== Dataset extract ==

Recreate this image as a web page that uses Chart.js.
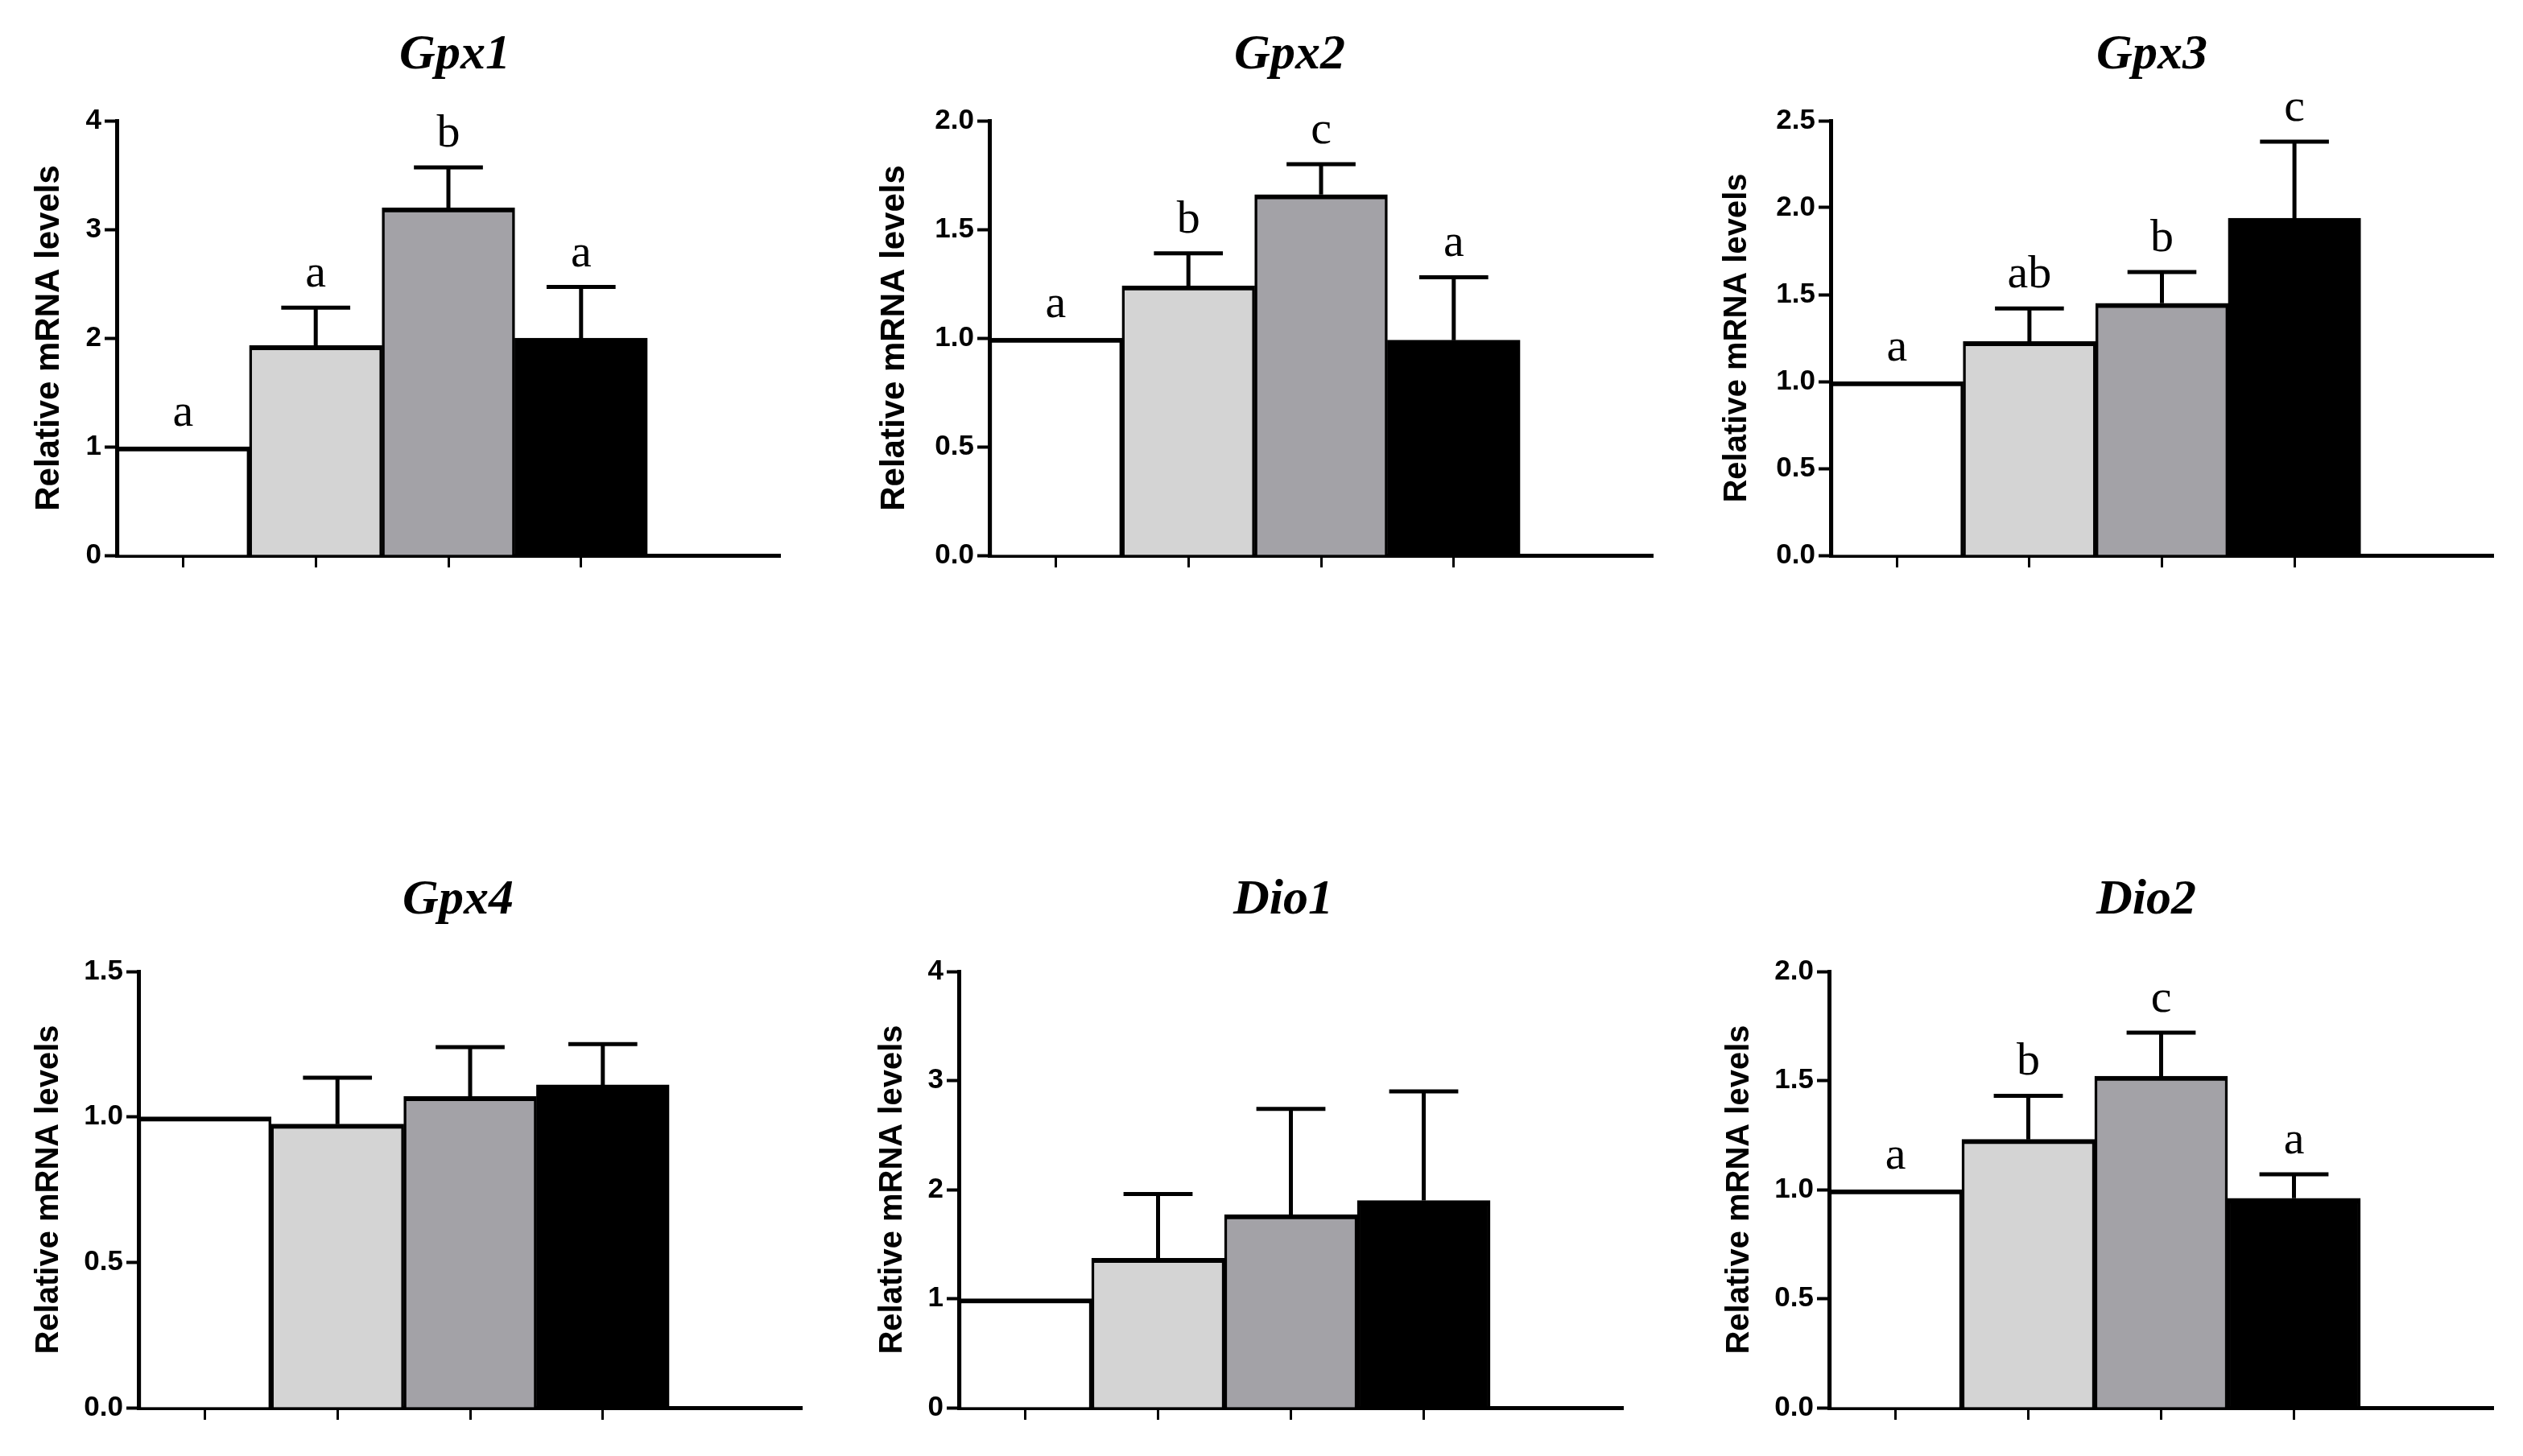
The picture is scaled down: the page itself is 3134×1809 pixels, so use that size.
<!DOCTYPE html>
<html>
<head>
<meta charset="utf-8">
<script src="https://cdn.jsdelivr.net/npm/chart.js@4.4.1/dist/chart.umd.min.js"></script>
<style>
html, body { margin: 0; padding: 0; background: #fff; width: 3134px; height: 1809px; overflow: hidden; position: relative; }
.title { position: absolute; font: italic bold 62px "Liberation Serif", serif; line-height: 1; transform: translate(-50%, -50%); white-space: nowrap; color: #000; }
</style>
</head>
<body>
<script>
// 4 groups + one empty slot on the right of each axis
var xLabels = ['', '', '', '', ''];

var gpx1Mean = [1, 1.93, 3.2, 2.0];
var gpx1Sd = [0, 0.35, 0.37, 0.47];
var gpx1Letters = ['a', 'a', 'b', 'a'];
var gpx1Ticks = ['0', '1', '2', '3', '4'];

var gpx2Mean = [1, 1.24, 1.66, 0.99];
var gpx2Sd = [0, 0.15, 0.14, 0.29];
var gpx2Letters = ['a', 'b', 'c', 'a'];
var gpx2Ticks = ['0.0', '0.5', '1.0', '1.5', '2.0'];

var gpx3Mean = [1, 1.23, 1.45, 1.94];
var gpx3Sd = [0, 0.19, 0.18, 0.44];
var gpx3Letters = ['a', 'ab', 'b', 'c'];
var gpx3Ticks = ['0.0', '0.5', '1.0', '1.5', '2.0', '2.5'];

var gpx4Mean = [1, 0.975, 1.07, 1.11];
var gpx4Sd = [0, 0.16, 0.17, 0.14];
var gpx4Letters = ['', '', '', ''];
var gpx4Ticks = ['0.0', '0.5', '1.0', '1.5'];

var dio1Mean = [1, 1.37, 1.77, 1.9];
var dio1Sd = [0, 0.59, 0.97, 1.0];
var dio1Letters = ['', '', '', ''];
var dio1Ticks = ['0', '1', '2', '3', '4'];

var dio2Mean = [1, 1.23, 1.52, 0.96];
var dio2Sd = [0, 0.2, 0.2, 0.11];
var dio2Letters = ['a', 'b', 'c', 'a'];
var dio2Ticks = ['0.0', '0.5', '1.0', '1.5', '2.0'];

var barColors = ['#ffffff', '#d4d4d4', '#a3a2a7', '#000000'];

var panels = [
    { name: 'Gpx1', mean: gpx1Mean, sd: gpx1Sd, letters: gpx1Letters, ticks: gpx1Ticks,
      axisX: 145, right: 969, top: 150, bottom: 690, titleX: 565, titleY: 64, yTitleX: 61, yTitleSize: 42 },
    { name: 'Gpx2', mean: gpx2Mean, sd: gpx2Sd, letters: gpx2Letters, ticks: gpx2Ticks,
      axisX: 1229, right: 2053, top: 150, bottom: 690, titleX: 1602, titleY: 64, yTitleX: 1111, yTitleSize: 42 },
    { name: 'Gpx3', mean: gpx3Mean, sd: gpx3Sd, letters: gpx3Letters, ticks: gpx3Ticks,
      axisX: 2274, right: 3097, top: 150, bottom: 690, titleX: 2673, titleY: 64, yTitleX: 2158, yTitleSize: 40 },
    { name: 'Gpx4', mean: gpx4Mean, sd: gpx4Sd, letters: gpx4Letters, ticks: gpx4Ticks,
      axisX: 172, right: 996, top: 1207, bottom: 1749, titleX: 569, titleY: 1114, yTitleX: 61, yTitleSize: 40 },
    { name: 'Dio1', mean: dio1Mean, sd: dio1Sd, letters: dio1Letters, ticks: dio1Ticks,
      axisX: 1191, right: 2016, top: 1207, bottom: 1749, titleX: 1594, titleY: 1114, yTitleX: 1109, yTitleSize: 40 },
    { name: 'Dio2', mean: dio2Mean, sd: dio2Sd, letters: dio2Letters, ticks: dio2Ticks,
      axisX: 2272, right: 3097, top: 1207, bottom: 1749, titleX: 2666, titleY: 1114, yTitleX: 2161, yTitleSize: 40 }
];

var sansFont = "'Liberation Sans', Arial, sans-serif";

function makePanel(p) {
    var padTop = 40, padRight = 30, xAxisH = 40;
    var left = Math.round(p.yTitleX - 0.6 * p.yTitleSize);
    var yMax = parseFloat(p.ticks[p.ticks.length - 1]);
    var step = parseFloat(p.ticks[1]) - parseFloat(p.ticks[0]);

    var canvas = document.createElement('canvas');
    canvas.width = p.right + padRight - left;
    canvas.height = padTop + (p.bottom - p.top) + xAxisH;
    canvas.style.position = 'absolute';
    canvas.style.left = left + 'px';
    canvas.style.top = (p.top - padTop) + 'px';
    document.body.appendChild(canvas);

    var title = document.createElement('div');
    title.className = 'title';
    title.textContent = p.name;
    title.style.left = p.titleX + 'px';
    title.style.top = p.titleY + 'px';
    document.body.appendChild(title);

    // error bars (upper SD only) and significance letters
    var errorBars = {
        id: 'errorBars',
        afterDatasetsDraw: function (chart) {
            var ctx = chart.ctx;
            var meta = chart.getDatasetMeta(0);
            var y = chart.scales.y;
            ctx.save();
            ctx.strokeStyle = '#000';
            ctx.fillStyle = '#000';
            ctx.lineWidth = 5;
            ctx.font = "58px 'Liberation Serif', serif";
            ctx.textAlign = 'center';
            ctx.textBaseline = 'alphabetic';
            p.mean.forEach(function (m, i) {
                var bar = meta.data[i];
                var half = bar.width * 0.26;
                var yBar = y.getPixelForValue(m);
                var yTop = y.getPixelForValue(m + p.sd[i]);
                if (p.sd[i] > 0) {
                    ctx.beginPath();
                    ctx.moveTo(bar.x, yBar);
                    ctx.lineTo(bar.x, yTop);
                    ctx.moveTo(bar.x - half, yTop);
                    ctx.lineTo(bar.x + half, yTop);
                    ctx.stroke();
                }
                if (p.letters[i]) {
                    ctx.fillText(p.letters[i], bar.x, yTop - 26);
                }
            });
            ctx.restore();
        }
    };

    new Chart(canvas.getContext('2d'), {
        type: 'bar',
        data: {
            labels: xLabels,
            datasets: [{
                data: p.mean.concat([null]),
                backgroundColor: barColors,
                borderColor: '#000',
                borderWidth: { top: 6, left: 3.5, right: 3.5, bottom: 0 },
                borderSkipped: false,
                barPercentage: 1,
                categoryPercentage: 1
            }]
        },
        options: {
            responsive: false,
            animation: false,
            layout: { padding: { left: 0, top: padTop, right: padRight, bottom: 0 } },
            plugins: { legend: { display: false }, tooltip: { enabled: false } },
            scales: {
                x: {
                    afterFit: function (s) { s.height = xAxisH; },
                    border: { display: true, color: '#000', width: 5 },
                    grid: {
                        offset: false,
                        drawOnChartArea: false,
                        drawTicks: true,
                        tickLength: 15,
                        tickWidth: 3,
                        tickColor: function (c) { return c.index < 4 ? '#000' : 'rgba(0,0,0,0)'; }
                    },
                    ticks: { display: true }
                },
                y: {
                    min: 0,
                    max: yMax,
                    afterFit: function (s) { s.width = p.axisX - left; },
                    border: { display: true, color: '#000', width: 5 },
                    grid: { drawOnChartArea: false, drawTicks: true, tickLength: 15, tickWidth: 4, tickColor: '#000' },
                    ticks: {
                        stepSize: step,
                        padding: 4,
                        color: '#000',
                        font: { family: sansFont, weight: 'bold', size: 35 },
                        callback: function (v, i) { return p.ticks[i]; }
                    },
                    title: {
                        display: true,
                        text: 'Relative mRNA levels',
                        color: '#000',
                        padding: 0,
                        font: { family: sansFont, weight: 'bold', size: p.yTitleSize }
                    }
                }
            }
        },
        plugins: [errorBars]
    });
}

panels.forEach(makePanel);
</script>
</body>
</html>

===

What to produce:
Provide the count, and nothing else, of lines in the data above where the word "that" occurs.

The answer:
2